28. In terms of cultural norms the Claimant plainly seeks to live her life in the United Kingdom as if she was British born. It does not seem to me that anyone who has lived in their home country until the age of 20 ever entirely leaves behind an understanding of cultural matters arising from their country of origin. Plainly what is relevant to their life and how they live their life will change over time, particularly if living away from their country of nationality. I do not find the Claimant has remained living in accordance with cultural norms in the Philippines nor does the Secretary of State identify how she is or may do so.

29. I find no evidence to support the general proposition that the Claimant can re-kindle past friendships if there had been those of such strength those would have been maintained: There is no evidence of her doing so or knowing the whereabouts of them. There is no evidence of contact with her family by email or telephone or at all.

30. I have also considered because the issue was raised the basis of a claim founded upon Article 8 ECHR grounds. It is clear and not argued before me that the Claimant has a private life in the United Kingdom and the effects of removal would be significant. It also appears to be accepted by both sides that the Secretary of State’s decision is lawful in making removal directions and serves purposes arising under Article 8(2) of the ECHR.
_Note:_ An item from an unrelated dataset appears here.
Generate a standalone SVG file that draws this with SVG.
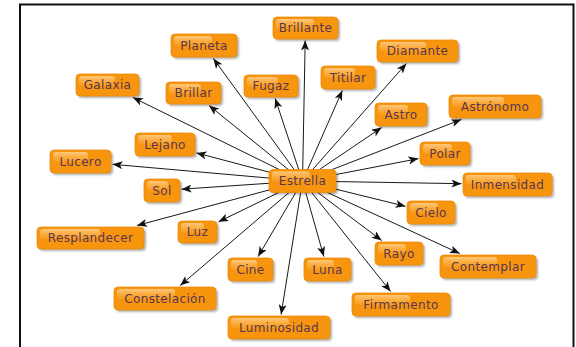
<svg xmlns="http://www.w3.org/2000/svg" width="576" height="347" viewBox="0 0 576 347">
<style>
.s{fill:#000;opacity:.3;filter:url(#blur)}
.b{fill:#f8950f;stroke:#ec8a05;stroke-width:.8}
.h{fill:url(#hl)}
text{font-family:"DejaVu Sans",Verdana,sans-serif;font-size:12px;fill:#5a3652;text-anchor:middle;letter-spacing:.35px}
.e line{stroke:#1a1a1a;stroke-width:1;marker-end:url(#ah)}
.frame{stroke:#111;stroke-width:2;fill:none}
</style>
<defs>
<filter id="blur" x="-20%" y="-30%" width="140%" height="160%"><feGaussianBlur stdDeviation="1"/></filter>
<linearGradient id="hl" x1="0" y1="0" x2="0" y2="1">
<stop offset="0" stop-color="#ffd9a0" stop-opacity=".75"/>
<stop offset="1" stop-color="#ffc060" stop-opacity=".15"/>
</linearGradient>
<marker id="ah" markerUnits="userSpaceOnUse" markerWidth="10" markerHeight="8" refX="10" refY="4" orient="auto">
<path d="M0,0 L10,4 L0,8 L2.5,4 z" fill="#111"/>
</marker>
</defs>
<path class="frame" d="M20,347 V4.5 H573.5 V347"/>
<g class="e" id="connectors">
<line x1="302.5" y1="181" x2="305.2" y2="40.5"/>
<line x1="302.5" y1="181" x2="213.4" y2="58.5"/>
<line x1="302.5" y1="181" x2="406.4" y2="63.5"/>
<line x1="302.5" y1="181" x2="132.9" y2="97.5"/>
<line x1="302.5" y1="181" x2="209" y2="105.5"/>
<line x1="302.5" y1="181" x2="275.2" y2="98.5"/>
<line x1="302.5" y1="181" x2="342.3" y2="90.5"/>
<line x1="302.5" y1="181" x2="381.7" y2="127.5"/>
<line x1="302.5" y1="181" x2="461.4" y2="119.5"/>
<line x1="302.5" y1="181" x2="196.5" y2="152.9"/>
<line x1="302.5" y1="181" x2="112.5" y2="164.3"/>
<line x1="302.5" y1="181" x2="418.5" y2="158.6"/>
<line x1="302.5" y1="181" x2="181.5" y2="189.2"/>
<line x1="302.5" y1="181" x2="461.5" y2="183.7"/>
<line x1="302.5" y1="181" x2="405.5" y2="206.3"/>
<line x1="302.5" y1="181" x2="137" y2="225.5"/>
<line x1="302.5" y1="181" x2="218.5" y2="221.8"/>
<line x1="302.5" y1="181" x2="258.1" y2="256.5"/>
<line x1="302.5" y1="181" x2="323.8" y2="256.5"/>
<line x1="302.5" y1="181" x2="381.7" y2="240.5"/>
<line x1="302.5" y1="181" x2="459.8" y2="253.5"/>
<line x1="302.5" y1="181" x2="180.2" y2="285.5"/>
<line x1="302.5" y1="181" x2="390.6" y2="291.5"/>
<line x1="302.5" y1="181" x2="281.1" y2="314.5"/>
</g>
<g id="n-brillante"><rect class="s" x="275" y="19" width="65" height="22" rx="4"/><rect class="b" x="273" y="17" width="65" height="22" rx="4"/><rect class="h" x="276" y="19" width="38" height="10" rx="3"/><text x="305.5" y="32">Brillante</text></g>
<g id="n-planeta"><rect class="s" x="173" y="36" width="66" height="23" rx="4"/><rect class="b" x="171" y="34" width="66" height="23" rx="4"/><rect class="h" x="174" y="36" width="38" height="10" rx="3"/><text x="204" y="49.5">Planeta</text></g>
<g id="n-diamante"><rect class="s" x="379" y="42" width="81" height="22" rx="4"/><rect class="b" x="377" y="40" width="81" height="22" rx="4"/><rect class="h" x="380" y="42" width="46" height="10" rx="3"/><text x="417.5" y="55">Diamante</text></g>
<g id="n-galaxia"><rect class="s" x="78" y="76" width="63" height="22" rx="4"/><rect class="b" x="76" y="74" width="63" height="22" rx="4"/><rect class="h" x="79" y="76" width="36" height="10" rx="3"/><text x="107.5" y="89">Galaxia</text></g>
<g id="n-brillar"><rect class="s" x="168" y="84" width="55" height="22" rx="4"/><rect class="b" x="166" y="82" width="55" height="22" rx="4"/><rect class="h" x="169" y="84" width="32" height="10" rx="3"/><text x="193.5" y="97">Brillar</text></g>
<g id="n-fugaz"><rect class="s" x="246" y="77" width="54" height="22" rx="4"/><rect class="b" x="244" y="75" width="54" height="22" rx="4"/><rect class="h" x="247" y="77" width="31" height="10" rx="3"/><text x="271" y="90">Fugaz</text></g>
<g id="n-titilar"><rect class="s" x="323" y="68" width="54" height="23" rx="4"/><rect class="b" x="321" y="66" width="54" height="23" rx="4"/><rect class="h" x="324" y="68" width="31" height="10" rx="3"/><text x="348" y="81.5">Titilar</text></g>
<g id="n-astro"><rect class="s" x="377" y="105" width="52" height="23" rx="4"/><rect class="b" x="375" y="103" width="52" height="23" rx="4"/><rect class="h" x="378" y="105" width="30" height="10" rx="3"/><text x="401" y="118.5">Astro</text></g>
<g id="n-astronomo"><rect class="s" x="451" y="97" width="92" height="23" rx="4"/><rect class="b" x="449" y="95" width="92" height="23" rx="4"/><rect class="h" x="452" y="97" width="52" height="10" rx="3"/><text x="495" y="110.5">Astrónomo</text></g>
<g id="n-lejano"><rect class="s" x="137" y="135" width="60" height="23" rx="4"/><rect class="b" x="135" y="133" width="60" height="23" rx="4"/><rect class="h" x="138" y="135" width="34" height="10" rx="3"/><text x="165" y="148.5">Lejano</text></g>
<g id="n-lucero"><rect class="s" x="52" y="152" width="61" height="23" rx="4"/><rect class="b" x="50" y="150" width="61" height="23" rx="4"/><rect class="h" x="53" y="152" width="35" height="10" rx="3"/><text x="80.5" y="165.5">Lucero</text></g>
<g id="n-polar"><rect class="s" x="422" y="144" width="50" height="23" rx="4"/><rect class="b" x="420" y="142" width="50" height="23" rx="4"/><rect class="h" x="423" y="144" width="29" height="10" rx="3"/><text x="445" y="157.5">Polar</text></g>
<g id="n-sol"><rect class="s" x="146" y="181" width="36" height="23" rx="4"/><rect class="b" x="144" y="179" width="36" height="23" rx="4"/><rect class="h" x="147" y="181" width="21" height="10" rx="3"/><text x="162" y="194.5">Sol</text></g>
<g id="n-inmensidad"><rect class="s" x="465" y="175" width="89" height="23" rx="4"/><rect class="b" x="463" y="173" width="89" height="23" rx="4"/><rect class="h" x="466" y="175" width="50" height="10" rx="3"/><text x="507.5" y="188.5">Inmensidad</text></g>
<g id="n-cielo"><rect class="s" x="409" y="203" width="48" height="23" rx="4"/><rect class="b" x="407" y="201" width="48" height="23" rx="4"/><rect class="h" x="410" y="203" width="28" height="10" rx="3"/><text x="431" y="216.5">Cielo</text></g>
<g id="n-resplandecer"><rect class="s" x="39" y="229" width="107" height="22" rx="4"/><rect class="b" x="37" y="227" width="107" height="22" rx="4"/><rect class="h" x="40" y="229" width="60" height="10" rx="3"/><text x="90.5" y="242">Resplandecer</text></g>
<g id="n-luz"><rect class="s" x="180" y="223" width="39" height="22" rx="4"/><rect class="b" x="178" y="221" width="39" height="22" rx="4"/><rect class="h" x="181" y="223" width="23" height="10" rx="3"/><text x="197.5" y="236">Luz</text></g>
<g id="n-cine"><rect class="s" x="230" y="260" width="45" height="23" rx="4"/><rect class="b" x="228" y="258" width="45" height="23" rx="4"/><rect class="h" x="231" y="260" width="26" height="10" rx="3"/><text x="250.5" y="273.5">Cine</text></g>
<g id="n-luna"><rect class="s" x="306" y="260" width="47" height="23" rx="4"/><rect class="b" x="304" y="258" width="47" height="23" rx="4"/><rect class="h" x="307" y="260" width="27" height="10" rx="3"/><text x="327.5" y="273.5">Luna</text></g>
<g id="n-rayo"><rect class="s" x="377" y="244" width="48" height="23" rx="4"/><rect class="b" x="375" y="242" width="48" height="23" rx="4"/><rect class="h" x="378" y="244" width="28" height="10" rx="3"/><text x="399" y="257.5">Rayo</text></g>
<g id="n-contemplar"><rect class="s" x="442" y="257" width="96" height="23" rx="4"/><rect class="b" x="440" y="255" width="96" height="23" rx="4"/><rect class="h" x="443" y="257" width="54" height="10" rx="3"/><text x="488" y="270.5">Contemplar</text></g>
<g id="n-constelacion"><rect class="s" x="116" y="289" width="102" height="23" rx="4"/><rect class="b" x="114" y="287" width="102" height="23" rx="4"/><rect class="h" x="117" y="289" width="58" height="10" rx="3"/><text x="165" y="302.5">Constelación</text></g>
<g id="n-firmamento"><rect class="s" x="354" y="295" width="98" height="23" rx="4"/><rect class="b" x="352" y="293" width="98" height="23" rx="4"/><rect class="h" x="355" y="295" width="55" height="10" rx="3"/><text x="401" y="308.5">Firmamento</text></g>
<g id="n-luminosidad"><rect class="s" x="230" y="318" width="102" height="23" rx="4"/><rect class="b" x="228" y="316" width="102" height="23" rx="4"/><rect class="h" x="231" y="318" width="58" height="10" rx="3"/><text x="279" y="331.5">Luminosidad</text></g>
<g id="n-estrella"><rect class="s" x="271" y="171.5" width="67" height="23" rx="4"/><rect class="b" x="269" y="169.5" width="67" height="23" rx="4"/><rect class="h" x="272" y="171.5" width="38" height="10" rx="3"/><text x="302.5" y="185">Estrella</text></g>
</svg>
31. It is a matter of judgment as to the proportionality of the Secretary of State’s decision. In considering that matter I fully take into account and apply Sections 117A and 117B of the Immigration Act 2014, amending the NIAA 2002. I find that the Claimant has always been at any material time either a student or later employed, she has been lawfully in the United Kingdom. Her immigration status has never been precarious at any material time. The Claimant has skills in healthcare, care home assistant skills which are needed in the United Kingdom, she has participated within her community and settled into the United Kingdom. No element of public interest has been identified which shows any harm to it. The Claimant’s continuing presence in the United Kingdom is a benefit to the UK. The Claimant has also through employment and paying her taxes contributed to her presence here, she is entirely self-sufficient and represents no likelihood of being a burden upon the UK taxpayer. In these circumstances I give considerable weight to the public interest but I do not find on the facts that the circumstances militate against the Claimant remaining. The Secretary of State’s decisions are disproportionate.

32. The requirement for removal under Section 47 IANA 2006 is also not made out. I allow the appeal against both of the Respondent’s decisions, dated 4 February 2014.

NOTICE OF DECISION

33. The appeal on immigration grounds is allowed.

34. The appeal on Article 8 ECHR grounds is allowed.

35. The appeal against removal directions is allowed.

ANONYMITY ORDER

No anonymity order is necessary or appropriate.

 

 

 

Signed Date 23 March 2015

 

Deputy Upper Tribunal Judge Davey

 

 

TO THE RESPONDENT

FEE AWARD

 

The appeal has succeeded on the basis of much information that was not before the Secretary of State in the form that it now is. In the circumstances I find that this is not a case where it would be appropriate to make a fee award.